If you have Amazon Prime, you have access to the profoundly uneven and weird selection of Prime streaming video. One of its more rewarding options is Cruising The Cut, a homebrewed docuseries by a guy who appears to be some sort of video-making professional, who decides to buy a narrowboat and go spend long stretches traveling England's canal system. It's incredibly soothing (and also seems to be available on YouTube).

I'm not unfamiliar with England, and I grew up around boats, but this whole thing is absolutely wild. I barely know where to start.
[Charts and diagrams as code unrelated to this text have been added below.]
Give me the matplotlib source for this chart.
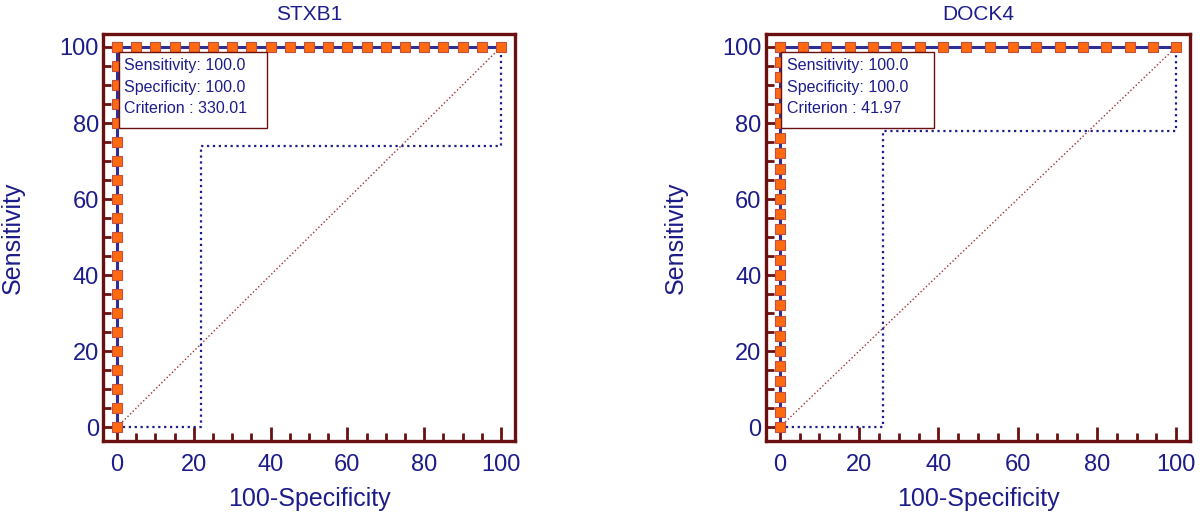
import matplotlib
matplotlib.use('Agg')
import matplotlib.pyplot as plt
import numpy as np
from matplotlib.ticker import MultipleLocator
from matplotlib.patches import Rectangle

plt.rcParams['font.family'] = ['Liberation Sans', 'DejaVu Sans']

NAVY = '#1c1c8a'
MAROON = '#6b1010'

titles = ['STXB1', 'DOCK4']
criteria = ['330.01', '41.97']
# ROC points (100-Specificity, Sensitivity)
roc_x = [
    [0] * 21 + list(np.linspace(0, 100, 21)),
    [0] * 26 + list(np.linspace(0, 100, 18)),
]
roc_y = [
    list(np.linspace(0, 100, 21)) + [100] * 21,
    list(np.linspace(0, 100, 26)) + [100] * 18,
]
# lower confidence bound (dotted)
ci_x = [[0, 22, 22, 100, 100], [0, 26, 26, 100, 100]]
ci_y = [[0, 0, 74, 74, 100], [0, 0, 78, 78, 100]]

fig = plt.figure(figsize=(12, 5.16), dpi=100)
boxes = [[0.086, 0.145, 0.343, 0.789], [0.638, 0.145, 0.354, 0.789]]

for i in range(2):
    ax = fig.add_axes(boxes[i])
    ax.plot([0, 100], [0, 100], ls=':', color='#a03030', lw=1.0)
    ax.plot(ci_x[i], ci_y[i], ls=':', color=NAVY, lw=1.6)
    ax.plot(roc_x[i], roc_y[i], color='#2e2e96', lw=2.2,
            marker='s', markersize=6.5, markerfacecolor='#ff6a10',
            markeredgecolor='#c05040', markeredgewidth=0.8, zorder=3)

    ax.set_xlim(-3.6, 103.6)
    ax.set_ylim(-3.7, 103.4)
    ax.xaxis.set_major_locator(MultipleLocator(20))
    ax.xaxis.set_minor_locator(MultipleLocator(5))
    ax.yaxis.set_major_locator(MultipleLocator(20))
    ax.yaxis.set_minor_locator(MultipleLocator(5))
    ax.tick_params(which='both', direction='in', color=MAROON, width=2,
                   top=False, right=False)
    ax.tick_params(which='major', length=10, labelsize=17, labelcolor=NAVY)
    ax.tick_params(which='minor', length=6)
    ax.tick_params(axis='x', which='major', pad=9)
    ax.tick_params(axis='y', which='major', pad=3)
    for s in ax.spines.values():
        s.set_color(MAROON)
        s.set_linewidth(2.4)

    ax.set_title(titles[i], fontsize=15, color=NAVY, pad=10)
    ax.set_xlabel('100-Specificity', fontsize=18, color=NAVY, labelpad=8)
    ax.set_ylabel('Sensitivity', fontsize=18, color=NAVY, labelpad=25)

    ax.add_patch(Rectangle((0.4, 78.8), 38.6, 19.9, facecolor='white',
                           edgecolor=MAROON, linewidth=1.0, zorder=4))
    lines = ['Sensitivity: 100.0', 'Specificity: 100.0',
             'Criterion : ' + criteria[i]]
    for k, t in enumerate(lines):
        ax.text(1.8, 95.0 - 5.6 * k, t, fontsize=11.5, color=NAVY,
                va='center', ha='left', zorder=5)

fig.savefig('out.png', dpi=100)
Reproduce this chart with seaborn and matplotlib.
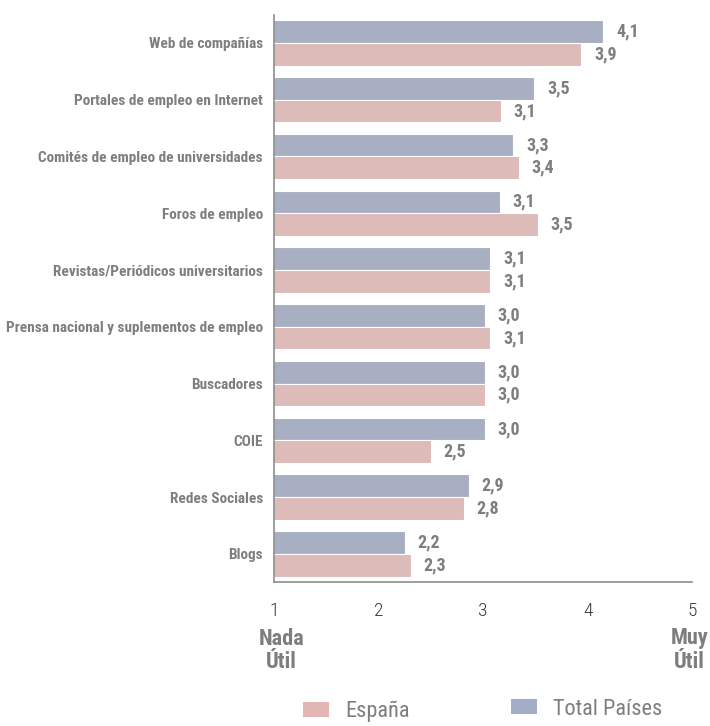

  • Britain's canal system had 4,000 miles of canal at its peak. There's 2,000 miles of it still.
  • His boat is steel, 56 feet  (~17 meters) long. That is a damn big boat. It steers like my high school friend's 1977 Cadillac, which one would ordinarily say "steers like a boat," but.
  • Like all narrowboats, it's 6-7 feet wide, and the narrow canals and locks can almost all handle 2 boats at once.
    • My sailing adventure was in a boat 42' long, 14' at its widest.
  • They run on adorable diesel engines with a usual max speed of 4-6 mph, but the correct speed is 3 mph or less. In the boats I know, this is essentially idling forward.
Navigating open water is a question of compasses, charts, lighthouses, foghorns, island contours, water towers (and GPS, if you're into that sort of thing). There's...not really navigation. It's a canal. It's a highway for boats. There are simple maps, but also posted signs with arrows.

The idea that there's 2,000 miles of waterway that you don't have to navigate and is generally 6' deep or less is just...some idea from another planet.

Much like with a train (at least in the U.S.), the canals are often in a secret world inaccessible or invisible by road. There are quite a lot of sheep, farms, and houses, and in one stretch, downtown London.

An aqueduct that carries a canal over a roadway is not at all a new idea, but it never stops looking weird to me. And then this thing, which is just amazing.